How high is Romancoke pier? I have a crab net that is 6ft or so. Would I be able to reach with that?


----------



## sand flea (Oct 24, 1999)

SureFireSurf said:


> How high is Romancoke pier? I have a crab net that is 6ft or so. Would I be able to reach with that?


Easily. The water is really shallow there.


----------



## Windrift00 (Jun 4, 2011)

SureFireSurf said:


> How high is Romancoke pier? I have a crab net that is 6ft or so. Would I be able to reach with that?
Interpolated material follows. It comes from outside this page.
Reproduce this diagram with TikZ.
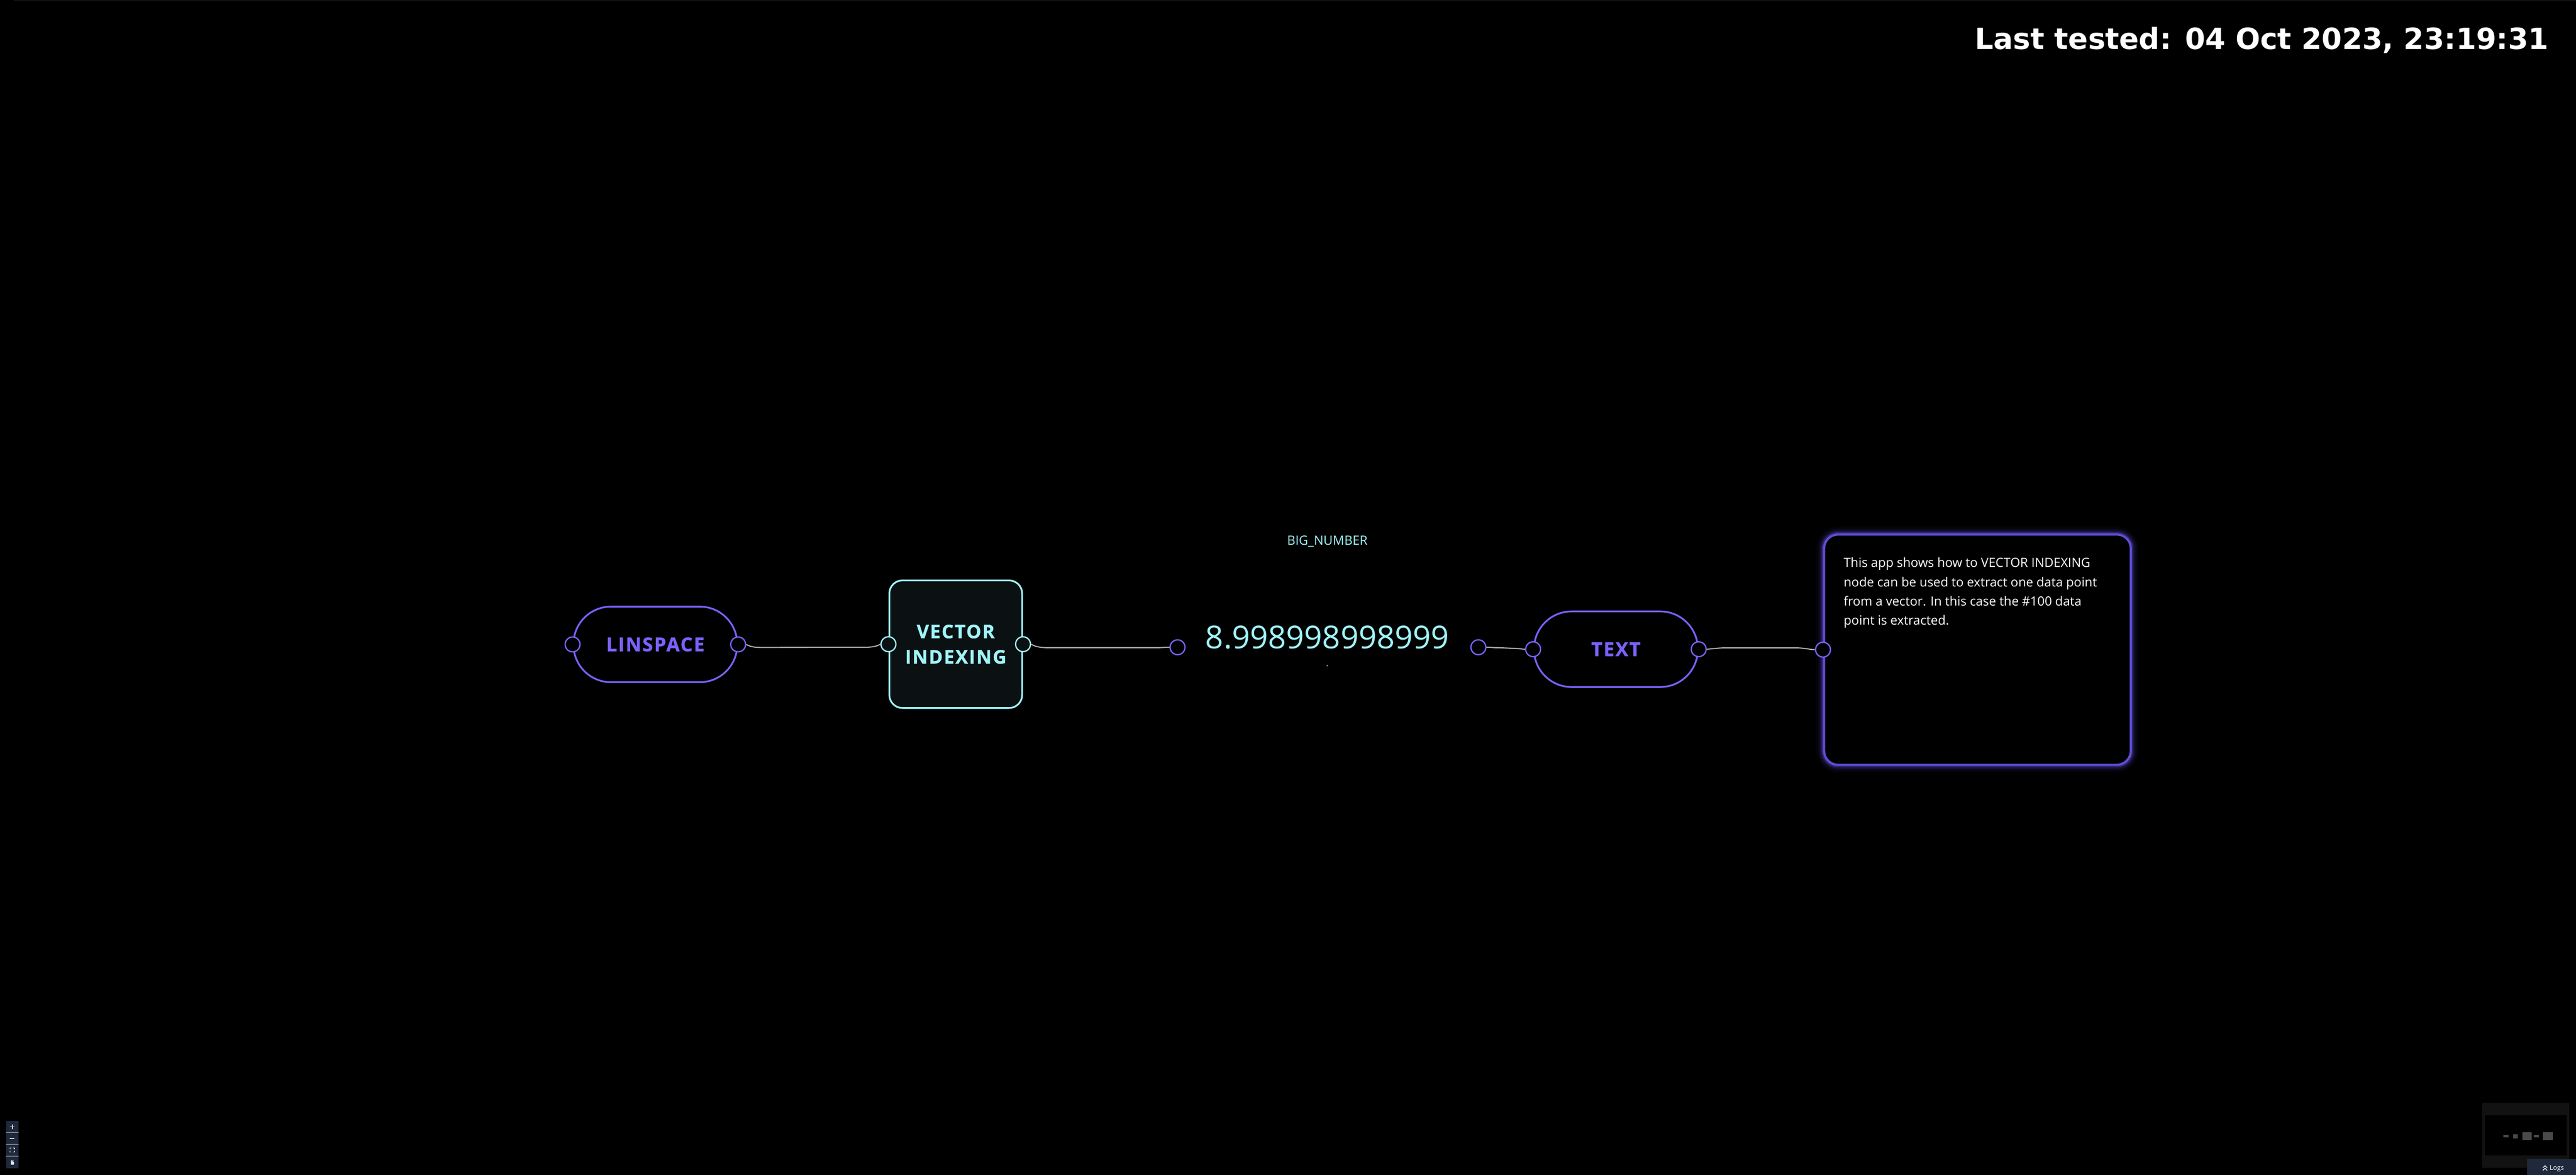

Yep. I'm attempting to make an extendable one this week so I can go a little further out, but 6 feet should be enough.


----------



## SureFireSurf (Jul 6, 2010)

Cool, thanks for the info. Ive been driving past the seafood truck everyday home from work and have been thinking its well past time for some crabs.


----------



## Green Cart (May 14, 2002)

sand flea said:


> Easily. The water is really shallow there.


The question is how high the pier is above the water (SMILE). The water could be 2 feet deep with the pier 20 feet above. But yes, you should be able to use the 6 ft net as the pier is very close to the water.


----------



## Big Rad (May 19, 2003)

As I crab this pier quite often I would suggest a longer net. 8 foot minimum would be my suggestion. I'm 6'6" tall and the standard net makes the crabs a bit of a reach for me. Typically you want to come underneath the crab when netting, as they release they swim down and away. I used to have some pictures here of my crabbing at Romancoke........Great times to be had.


----------



## catman (May 28, 2001)

Many times when dipping doublers the bottom crab is a softy. Dipping crabs can be as much fun a fishing. Good luck.


----------



## thaimonkee (Oct 2, 2010)

i thought it was illegal to crab at night.???


----------



## Windrift00 (Jun 4, 2011)

thaimonkee said:


> i thought it was illegal to crab at night.???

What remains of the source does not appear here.